Phiv, plateau d'histologie végétale

Multiphoton microscope coupled to a vibratome for imaging 3D


Confocal: Light microscopy uses transmitted light to directly observe the object. Confocal microscopy uses exciting laser beam focused with a convergent lens that scans surface by positioning the pinhole in front of the detector, in a focal plan combined in the object focal plan (confocal plans). As a consequence, only the photons coming from the focal plan pass through the pinhole and build the image, from where the name “confocal”.
Scanning by the laser is done using two orthogonal mirrors. The detectors used are tubes photomultipliers (PMT). The light intensity is measured and digitized according to the position of the laser beam in the sample: one obtains digital images directly.
The most frequently used lasers are as follows:
* argon-ion (wavelengths: 457nm, 488nm, 514nm)
* helium-neon (543nm)
* helium-neon (633nm)

Multiphoton:The low field depth is obtained when emitted fluorescence is coming from a small volume submitted to an excitation by 2 or more photons (multiphoton) using pulsed lasers (100 fs) in infra-red (700-1300 nm). The fluorescence emission is only reached with a quasi synchronous excitation of a molecule by more than one photon with a wavelength close to a multiple of the optimal excitation wavelength with a unique photon.
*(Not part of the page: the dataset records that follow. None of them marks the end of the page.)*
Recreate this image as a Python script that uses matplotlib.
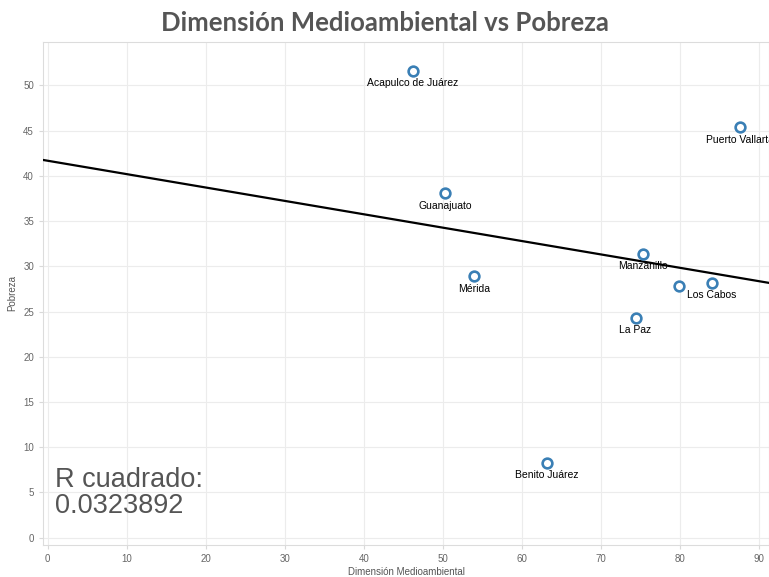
import numpy as np
import matplotlib
matplotlib.use("Agg")
from matplotlib import pyplot as plt

# ciudades
cities = ["Acapulco de Juárez", "Puerto Vallarta", "Guanajuato", "Mérida", "Manzanillo",
          "", "Los Cabos", "La Paz", "Benito Juárez"]
medioambiental = [46.2, 87.6, 50.3, 54.0, 75.4, 79.9, 84.1, 74.4, 63.2]
pobreza = [51.6, 45.4, 38.1, 28.9, 31.4, 27.8, 28.2, 24.3, 8.3]
r2_text = "R cuadrado:\n0.0323892"
x_ticks = list(range(0, 100, 10))
y_ticks = list(range(0, 55, 5))

plt.rcParams['font.family'] = ['Liberation Sans', 'DejaVu Sans']

fig = plt.figure(figsize=(7.69, 5.77), dpi=100)
ax = fig.add_axes([0.056, 0.0555, 0.944, 0.872])

# trend line (least squares)
slope, intercept = np.polyfit(medioambiental, pobreza, 1)
xs = np.array([-1, 95])
ax.plot(xs, intercept + slope * xs, color="black", lw=1.6, zorder=3)

ax.plot(medioambiental, pobreza, "o", ms=7, mfc="white", mec="#3a7fb5", mew=1.9, zorder=4)
for name, x, y in zip(cities, medioambiental, pobreza):
    if name:
        # Puerto Vallarta label runs off the right edge, as in the original
        ax.annotate(name, (x, y), xytext=(0, -5.5), textcoords="offset points",
                    ha="center", va="top", fontsize=7.5, color="black", zorder=5,
                    annotation_clip=False)

ax.text(0.9, 2.1, r2_text, fontsize=19.5, color="#555555", linespacing=1.0, va="bottom")

ax.set_xlim(-0.6, 91.3)
ax.set_ylim(-0.8, 54.8)
ax.set_xticks(x_ticks)
ax.set_yticks(y_ticks)
ax.grid(True, color="#ececec", lw=0.8)
ax.set_axisbelow(True)
ax.tick_params(colors="#d9d9d9", labelcolor="#666666", labelsize=7, length=3)
for s in ax.spines.values():
    s.set_color("#dcdcdc")

ax.set_xlabel("Dimensión Medioambiental", fontsize=7, color="#555555", labelpad=2)
ax.set_ylabel("Pobreza", fontsize=7, color="#555555", labelpad=4)

fig.text(0.5, 0.96, "Dimensión Medioambiental vs Pobreza", ha="center", va="center",
         fontsize=18.5, fontweight="bold", color="#555555", family="Lato")

fig.savefig("out.png", dpi=100)
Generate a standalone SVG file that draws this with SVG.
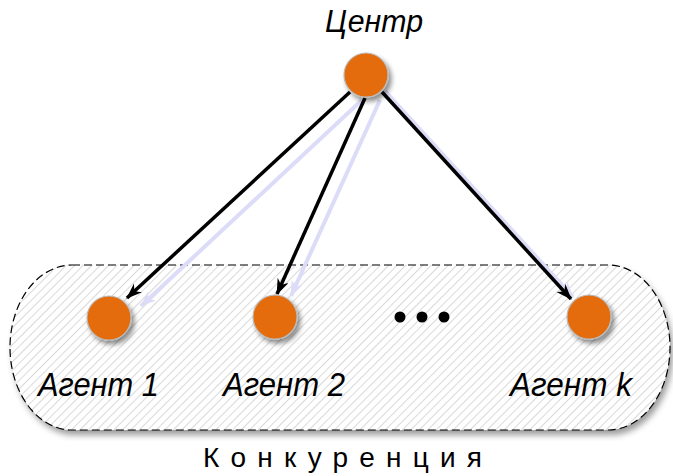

There is no need of a pinhole and the totality of the fluorescence reaches the detector.
Advantages : a better penetration in the sample (up to 500 µm depth), the cellular photo-bleaching restricted to the only focal area, improving signal-to-noise ratio.


Access to in situ localisation of molecules and biological activities.
3D Imagery: 3D reconstruction from serial optical sections